Desastre natural

Qué otra forma hay de quererte
que crear con un chasquido
un relámpago que inflame
tus pinares más ocultos.

Qué otra forma hay de abrazarte
que no acabe removiendo
todo el magma en tus entrañas
hasta que el volcán explote.

Qué otra forma hay de dormirme
abrigado en tus infiernos
que apagar tu sol de un soplo
y encender todas tus noches.

Qué otra forma hay de alentarte
sin que arrecie la tormenta
que convierte en un oasis
los desiertos de tu cuerpo.

Qué otra forma hay de enfrentarnos
al futuro amenazante
entre tantos terremotos
que derruyen tus abismos.

Qué otra forma hay de extendernos
más allá del infinito
que construyendo huracanes
que sacudan tu hojarasca.

Qué otra forma hay de aceptarnos
como somos sin reproches
que inundarnos con las olas
que esculpen nuestros mares

Huyendo hacia el miedo

Ha sido noche todos estos días,
tanto que nuestros ojos
calmaban su sed con el ralo brillo
de las estrellas que abrigan el cielo.
Y hoy, en medio de ruidos herrumbrosos
y golpes secos de metal con metal,
en medio de tirones, empujones
y clacs de grilletes liberados,
el camino de piedras pulidas
que sudan humedades y mohos
se vuelve un laberinto que nos arrastra
de la celda a la vida y de la vida a la celda
sin que podamos adivinar
en qué lugar del mapa estamos.
Los recovecos chistan, invitándonos
a protegernos en sus pliegues.
Los acantilados anuncian un viaje
con destino a la libertad inmediata.
Y al fondo, tras el camino más largo
y con la rectitud más sinuosa,
se asoma un tenue rayo de sol
que quema las pupilas,
que ahuyenta los colmillos
de quienes hemos aprendido a vivir
en oscuridad.
Pero seguimos avanzando,
quizás empujados por la estampida
quizá atoados por el cielo despejado.
Las baldosas se intercalan
con adoquines mullidos
que tienen ojos, uñas, vísceras
y un brillo escarlata alrededor.
Saldremos y nos acostumbraremos
de nuevo al sol de medianoche
pero nuestros zapatos siempre emanarán
el olor a hierro de la sangre fresca.

Silencio

Ayer salí a la calle
y pude por fin escuchar el silencio.
Cantaban las hojas,
silbaba el aire,
sonreían los pájaros
y el agua volvía a brillar
calle abajo.
Era todo puro ruido,
sin embargo escuchaba el silencio
—nuestro silencio—
que disfruté los pocos segundos
que tardé en regresar.
Segundos que fueron un siglo
de paz infinita.

Confinamiento

Cerraron la puerta por dentro
y la ventana por fuera.
Dejaron afuera el aire
Y quedó adentro el hambre.
Fuera los pájaros trinan
y dentro la radio alarma.
Quedó afuera el ocio,
dentro quedó el hastío.
Dejaron fuera el calor y el frío
y aquí dentro la monotonía.
Dejaron fuera los instrumentos;
dentro, las partituras;
fuera, las canciones;
dentro, los aplausos.

El aire se acaba,
se agota,
se pudre,
bajo este techo que se desploma
un centímetro al día
sobre nuestras cabezas.

Aplausos

Vía de escape.
Reproche en voz baja.
Dragón que despierta
y su fuego se calla.
Rabia en los dientes,
llanto a distancia.
Muertos que buscan,
en vano, un adiós.
Enfermeros enfermos.
Médicos críticos.
Lumbres gritando.
Bomberos sin agua.
Serán inservibles
los aplausos de hoy
si no resuenan
mañana en las urnas.

Una historia enrevesada

El silencio se apoderó del rellano, la escalera y hasta de los locales del edificio. Sólo el olor a metralla dejaba claro que aquélla no era una mañana cualquiera.

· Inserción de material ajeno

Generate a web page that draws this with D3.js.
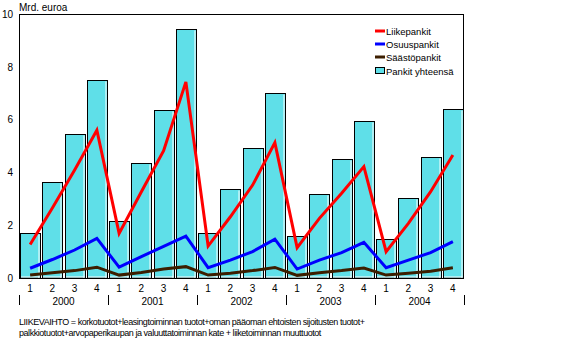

—¿Qué ha ocurrido? —se atrevió a preguntar alguien al llegar a la quinta planta.

No hubo más respuesta que un dedo señalando la puerta, abierta a tiros, a lo que respondió con un grito ahogado. Un agente de policía se asomó desde el vestíbulo y miró con gravedad a los curiosos quienes, pese a las advertencias, habían permanecido allí. Finalmente el funcionario fue tajante:

—No abandonar el escenario del crimen es un delito de obstrucción.

Los presentes dieron un respingo y comenzaron a bajar por la escalera. Lo hicieron en silencio, como si hablar de lo que habían visto también fuera ilegal.

Cuando llegaron al segundo piso uno de ellos sacó sus llaves, que tintinearon con el temblor de su mano.

—Entrad. Prepararé tila para calmarnos.